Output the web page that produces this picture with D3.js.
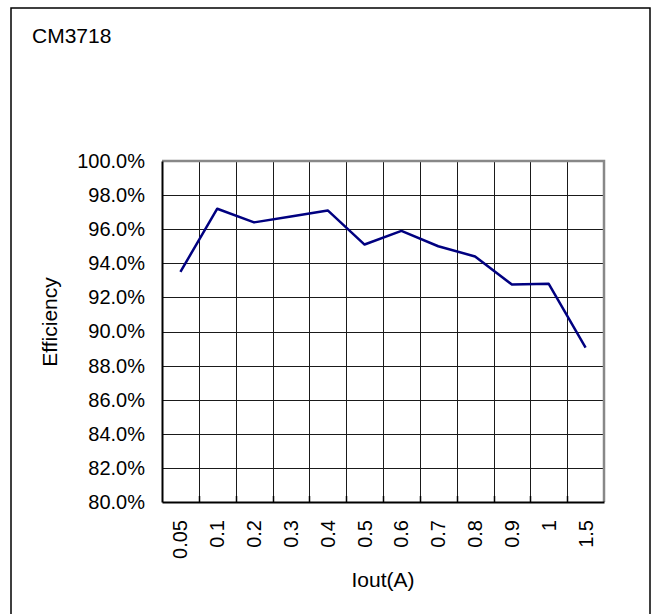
<!DOCTYPE html>
<html><head><meta charset="utf-8">
<script src="https://cdn.jsdelivr.net/npm/d3@7/dist/d3.min.js"></script>
<style>body{margin:0;background:#fff}svg{display:block}text{font-family:"Liberation Sans",Arial,sans-serif;fill:#000}</style>
</head><body><svg id="c" width="656" height="614"></svg>
<script>
const categories = ["0.05","0.1","0.2","0.3","0.4","0.5","0.6","0.7","0.8","0.9","1","1.5"];
const efficiency = [93.5, 97.2, 96.4, 96.75, 97.1, 95.1, 95.9, 95.0, 94.4, 92.75, 92.8, 89.05];
const yTicks = [80,82,84,86,88,90,92,94,96,98,100];
const title = "CM3718";
const xTitle = "Iout(A)";
const yTitle = "Efficiency";

const svg = d3.select("#c");
const L = 162, R = 604, T = 161, B = 502;

svg.append("rect").attr("x",11).attr("y",8).attr("width",639).attr("height",620)
  .attr("fill","#fff").attr("stroke","#000").attr("stroke-width",1.5);

const x = d3.scaleBand().domain(categories).range([L,R]).padding(0);
const y = d3.scaleLinear().domain([80,100]).range([B,T]);

svg.append("rect").attr("x",L).attr("y",T).attr("width",R-L).attr("height",B-T).attr("fill","#fff");

// horizontal gridlines
svg.append("g").selectAll("line").data(yTicks.slice(1,-1)).join("line")
  .attr("x1",L).attr("x2",R).attr("y1",d=>Math.round(y(d))+0.5).attr("y2",d=>Math.round(y(d))+0.5)
  .attr("stroke","#1a1a1a").attr("stroke-width",1);
// vertical gridlines
svg.append("g").selectAll("line").data(categories.slice(1)).join("line")
  .attr("x1",d=>Math.round(x(d))+0.5).attr("x2",d=>Math.round(x(d))+0.5).attr("y1",T).attr("y2",B)
  .attr("stroke","#1a1a1a").attr("stroke-width",1);

// plot border top/right grey
svg.append("path").attr("d",`M${L},${T} H${R} V${B}`).attr("fill","none").attr("stroke","#888").attr("stroke-width",2.5);

// axes
const yAxis = d3.axisLeft(y).tickValues(yTicks).tickSize(0).tickPadding(17).tickFormat(d=>d.toFixed(1)+"%");
const gy = svg.append("g").attr("transform",`translate(${L},0)`).call(yAxis);
gy.select(".domain").attr("stroke","#000").attr("stroke-width",2);
gy.selectAll("text").attr("font-size",20).attr("font-family",'"Liberation Sans",Arial,sans-serif');

const xAxis = d3.axisBottom(x).tickSize(0).tickPadding(0);
const gx = svg.append("g").attr("transform",`translate(0,${B})`).call(xAxis);
gx.select(".domain").attr("stroke","#000").attr("stroke-width",2);
gx.selectAll(".tick text").attr("font-size",20).attr("font-family",'"Liberation Sans",Arial,sans-serif')
  .attr("transform","rotate(-90)").attr("text-anchor","end").attr("x",-18).attr("y",0).attr("dy","0.35em");

// small inside ticks on x axis at category boundaries
svg.append("g").selectAll("line").data(categories.slice(1)).join("line")
  .attr("x1",d=>Math.round(x(d))+0.5).attr("x2",d=>Math.round(x(d))+0.5).attr("y1",B-6).attr("y2",B)
  .attr("stroke","#000").attr("stroke-width",1.5);

// line
const line = d3.line().x((d,i)=>x(categories[i])+x.bandwidth()/2).y(d=>y(d));
svg.append("path").datum(efficiency).attr("d",line).attr("fill","none")
  .attr("stroke","#000080").attr("stroke-width",2.5).attr("stroke-linejoin","round");

svg.append("text").attr("x",32).attr("y",43).attr("font-size",21).text(title);
svg.append("text").attr("x",(L+R)/2).attr("y",587).attr("text-anchor","middle").attr("font-size",21).text(xTitle);
svg.append("text").attr("transform","translate(57,322) rotate(-90)").attr("text-anchor","middle").attr("font-size",21).text(yTitle);
</script></body></html>
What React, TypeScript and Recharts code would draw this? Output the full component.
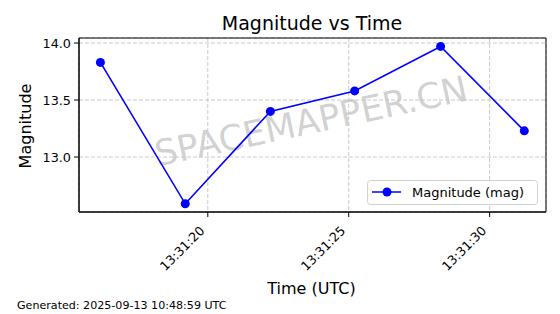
import React from 'react';
import {
  LineChart, Line, XAxis, YAxis, CartesianGrid, Legend, ReferenceArea,
} from 'recharts';

// seconds after 13:31:00 UTC
const TIMES = [16.19, 19.2, 22.22, 25.21, 28.26, 31.23];
const MAGNITUDES = [13.83, 12.59, 13.4, 13.58, 13.97, 13.23];
const X_TICKS = [20, 25, 30];
const Y_TICKS = [13.0, 13.5, 14.0];
const X_DOMAIN = [15.43, 32.0];
const Y_DOMAIN = [12.518, 14.044];

const FONT = '"DejaVu Sans", Verdana, sans-serif';
const BLUE = '#0000ff';

const data = TIMES.map((t, i) => ({ t, mag: MAGNITUDES[i] }));

const fmtTime = (s: number) => `13:31:${String(Math.round(s)).padStart(2, '0')}`;

const TimeTick: React.FC<any> = ({ x, y, payload }) => (
  <text
    x={x - 2.5}
    y={y + 14.5}
    textAnchor="end"
    transform={`rotate(-45, ${x - 2.5}, ${y + 14.5})`}
    fontSize={12.6}
    fontFamily={FONT}
    fill="#000"
  >
    {fmtTime(payload.value)}
  </text>
);

const LegendBox: React.FC<any> = () => (
  <svg width={172} height={26} style={{ display: 'block' }}>
    <rect x={0.5} y={0.5} width={170} height={24} rx={3} fill="#fff" fillOpacity={0.8} stroke="#d0d0d0" />
    <line x1={5} y1={12} x2={34} y2={12} stroke={BLUE} strokeWidth={1.5} />
    <circle cx={20} cy={12} r={4.5} fill={BLUE} />
    <text x={45} y={16.5} fontSize={13} fontFamily={FONT} fill="#000">Magnitude (mag)</text>
  </svg>
);

const App: React.FC = () => (
  <div style={{ position: 'absolute', left: 0, top: 0, width: 560, height: 314, background: '#fff' }}>
    <svg width={560} height={314} style={{ position: 'absolute', left: 0, top: 0 }}>
      <text x={312} y={30} textAnchor="middle" fontSize={19} fontFamily={FONT} fill="#000">
        Magnitude vs Time
      </text>
      <text
        x={311}
        y={121}
        textAnchor="middle"
        dominantBaseline="central"
        transform="rotate(-12, 311, 121)"
        fontSize={35.5}
        fontFamily={FONT}
        fill="#999"
        fillOpacity={0.45}
      >
        SPACEMAPPER.CN
      </text>
      <text x={311.5} y={294} textAnchor="middle" fontSize={16} fontFamily={FONT} fill="#000">
        Time (UTC)
      </text>
      <text
        x={31}
        y={126}
        textAnchor="middle"
        transform="rotate(-90, 31, 126)"
        fontSize={16}
        fontFamily={FONT}
        fill="#000"
      >
        Magnitude
      </text>
      <text x={17} y={309} fontSize={11.1} fontFamily={FONT} fill="#000">
        Generated: 2025-09-13 10:48:59 UTC
      </text>
    </svg>
    <div style={{ position: 'absolute', left: 0, top: 0 }}>
      <LineChart width={560} height={314} data={data} margin={{ top: 38, right: 14, left: 29, bottom: 42 }}>
        <CartesianGrid stroke="#c8c8c8" strokeDasharray="4 2" />
        <XAxis
          dataKey="t"
          type="number"
          domain={X_DOMAIN}
          ticks={X_TICKS}
          tick={<TimeTick />}
          tickSize={5}
          tickMargin={0}
          height={60}
          axisLine={{ stroke: '#000' }}
          tickLine={{ stroke: '#000' }}
          interval={0}
        />
        <YAxis
          type="number"
          domain={Y_DOMAIN}
          ticks={Y_TICKS}
          tickFormatter={(v: number) => v.toFixed(1)}
          tick={{ fill: '#000', fontSize: 12.8, fontFamily: FONT }}
          tickSize={5}
          tickMargin={3}
          width={50}
          axisLine={{ stroke: '#000' }}
          tickLine={{ stroke: '#000' }}
          interval={0}
        />
        <ReferenceArea
          x1={X_DOMAIN[0]}
          x2={X_DOMAIN[1]}
          y1={Y_DOMAIN[0]}
          y2={Y_DOMAIN[1]}
          fill="none"
          stroke="#000"
          strokeWidth={1}
          ifOverflow="visible"
        />
        <Legend
          content={<LegendBox />}
          layout="vertical"
          align="center"
          verticalAlign="middle"
          wrapperStyle={{ position: 'absolute', left: 367, top: 180, width: 172, height: 26 }}
        />
        <Line
          dataKey="mag"
          type="linear"
          stroke={BLUE}
          strokeWidth={1.6}
          dot={{ r: 4.5, fill: BLUE, stroke: 'none' }}
          activeDot={false}
          isAnimationActive={false}
        />
      </LineChart>
    </div>
  </div>
);

export default App;
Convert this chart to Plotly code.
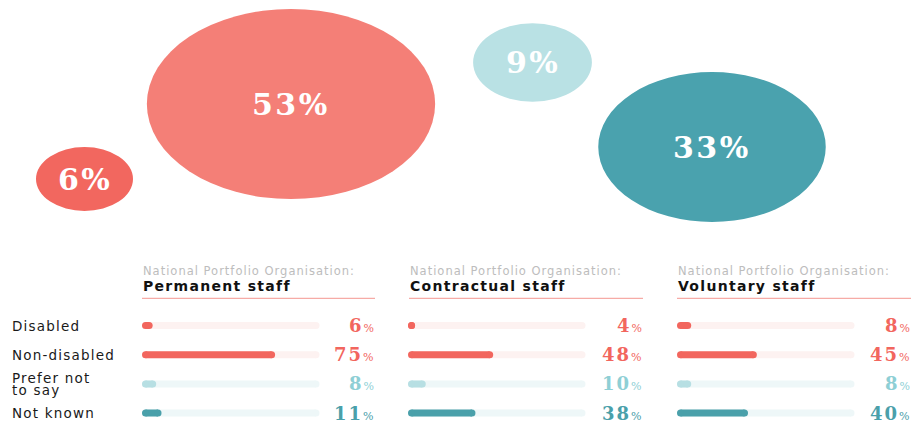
import math
import plotly.graph_objects as go

W, H = 914, 424

# ---------------- data ----------------
BUBBLE_VALUES = [6, 53, 9, 33]          # Disabled, Non-disabled, Prefer not to say, Not known
ROW_LABELS = ["Disabled", "Non-disabled", "Prefer not to say", "Not known"]
PANEL_SUBTITLE = "National Portfolio Organisation:"
PANEL_TITLES = ["Permanent staff", "Contractual staff", "Voluntary staff"]
PERMANENT = [6, 75, 8, 11]
CONTRACTUAL = [4, 48, 10, 38]
VOLUNTARY = [8, 45, 8, 40]
PANEL_VALUES = [PERMANENT, CONTRACTUAL, VOLUNTARY]

# ---------------- layout / style ----------------
BUBBLE_CENTRES = [(84.5, 179), (291, 104), (532.5, 62.5), (712, 147)]  # px
BUBBLE_KX, BUBBLE_KY = 19.8, 13.06   # px per sqrt(%) horizontally / vertically
BUBBLE_COLOURS = ["#F2675F", "#F47F77", "#B9E1E4", "#4AA2AE"]
ROW_COLOURS = ["#F2665E", "#F2665E", "#B7DFE3", "#4AA0AA"]
TRACK_COLOURS = ["#FDF2F1", "#FDF2F1", "#EEF7F8", "#EEF7F8"]
VALUE_COLOURS = ["#F2665E", "#F2665E", "#8ECFD5", "#4AA0AA"]

TRACK_START = [142, 408, 677]
TRACK_LEN = 177.5
HEADER_X = [141, 408, 676]
PANEL_RIGHT = [375, 643, 911]
BAR_PX = 7.0

ROW0_PX, ROW_STEP = 325.5, 29.2
Y_TOP_PX = ROW0_PX - 0.5 * ROW_STEP
Y_BOTTOM_VAL = (H - ROW0_PX) / ROW_STEP

SANS = "DejaVu Sans"
SERIF = "DejaVu Serif"


def px_x(p):
    return p / W


def px_y(p):
    return 1 - p / H


def ls(text, spacing):
    return f"<span style='letter-spacing:{spacing}px'>{text}</span>"


fig = go.Figure()

# ---------- bar panels (rounded bars: thick line + round end markers) ----------
r_units = (BAR_PX / 2) / TRACK_LEN * 100   # cap radius in % units
for k, vals in enumerate(PANEL_VALUES):
    xa = "x" if k == 0 else f"x{k + 1}"
    for i, v in enumerate(vals):
        for val, col in ((100, TRACK_COLOURS[i]), (v, ROW_COLOURS[i])):
            a = r_units
            b = max(val - r_units, r_units)
            fig.add_trace(go.Scatter(
                x=[a, b], y=[i, i], xaxis=xa, yaxis="y", mode="lines+markers",
                line=dict(color=col, width=BAR_PX),
                marker=dict(color=col, size=BAR_PX, line=dict(width=0)),
                hoverinfo="skip", showlegend=False, cliponaxis=False))

annotations = []
shapes = []

# ---------- bubbles ----------
for v, (cx, cy), col in zip(BUBBLE_VALUES, BUBBLE_CENTRES, BUBBLE_COLOURS):
    rx = BUBBLE_KX * math.sqrt(v)
    ry = BUBBLE_KY * math.sqrt(v)
    shapes.append(dict(type="circle", xref="x4", yref="y4",
                       x0=cx - rx, x1=cx + rx, y0=cy - ry, y1=cy + ry,
                       fillcolor=col, line=dict(width=0), layer="below"))
    annotations.append(dict(x=cx, y=cy, xref="x4", yref="y4", showarrow=False,
                            text=ls(f"<b>{v}%</b>", 2.5),
                            font=dict(family=SERIF, size=30, color="white"),
                            xanchor="center", yanchor="middle"))

# ---------- row labels ----------
for i, lab in enumerate(ROW_LABELS):
    if lab == "Prefer not to say":
        parts = [("Prefer not", -5.5), ("to say", 6.0)]
    else:
        parts = [(lab, 0)]
    for txt, shift in parts:
        annotations.append(dict(x=px_x(10), y=i, xref="paper", yref="y", yshift=-shift,
                                showarrow=False, xanchor="left", yanchor="middle",
                                text=ls(txt, 1.2),
                                font=dict(family=SANS, size=13.5, color="#1a1a1a")))

# ---------- headers, lines, values ----------
for k, vals in enumerate(PANEL_VALUES):
    hx = px_x(HEADER_X[k])
    annotations.append(dict(x=hx, y=px_y(270.7), xref="paper", yref="paper", showarrow=False,
                            xanchor="left", yanchor="middle", text=ls(PANEL_SUBTITLE, 1.0),
                            font=dict(family=SANS, size=11.5, color="#BDBDBD")))
    annotations.append(dict(x=hx, y=px_y(285.5), xref="paper", yref="paper", showarrow=False,
                            xanchor="left", yanchor="middle", text=ls(f"<b>{PANEL_TITLES[k]}</b>", 1.3),
                            font=dict(family=SANS, size=14, color="#111111")))
    shapes.append(dict(type="line", xref="paper", yref="paper",
                       x0=px_x(HEADER_X[k] + 1), x1=px_x(PANEL_RIGHT[k]), y0=px_y(298.3), y1=px_y(298.3),
                       line=dict(color="#F6ABA6", width=1.3)))
    for i, v in enumerate(vals):
        annotations.append(dict(x=px_x(PANEL_RIGHT[k] + 1), y=i, xref="paper", yref="y",
                                showarrow=False, xanchor="right", yanchor="middle",
                                text=ls(f"<b>{v}</b>", 2.0) + "<span style='font-size:11px'>%</span>",
                                font=dict(family=SERIF, size=18, color=VALUE_COLOURS[i])))

hidden = dict(visible=False, showgrid=False, zeroline=False, fixedrange=True)

layout_axes = {}
for k in range(3):
    name = "xaxis" if k == 0 else f"xaxis{k + 1}"
    layout_axes[name] = dict(hidden, domain=[px_x(TRACK_START[k]), px_x(TRACK_START[k] + TRACK_LEN)],
                             range=[0, 100], anchor="y")
layout_axes["yaxis"] = dict(hidden, domain=[0, px_y(Y_TOP_PX)], range=[Y_BOTTOM_VAL, -0.5], anchor="x")
layout_axes["xaxis4"] = dict(hidden, domain=[0, 1], range=[0, W], anchor="y4")
layout_axes["yaxis4"] = dict(hidden, domain=[0, 1], range=[H, 0], anchor="x4")

fig.update_layout(
    width=W, height=H, margin=dict(l=0, r=0, t=0, b=0),
    paper_bgcolor="white", plot_bgcolor="rgba(0,0,0,0)",
    showlegend=False,
    annotations=annotations, shapes=shapes,
    **layout_axes,
)

fig.write_html("out.html", config={"displayModeBar": False})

========

Look through the entries above and report the number of lines that contain "code". Write only the number.

2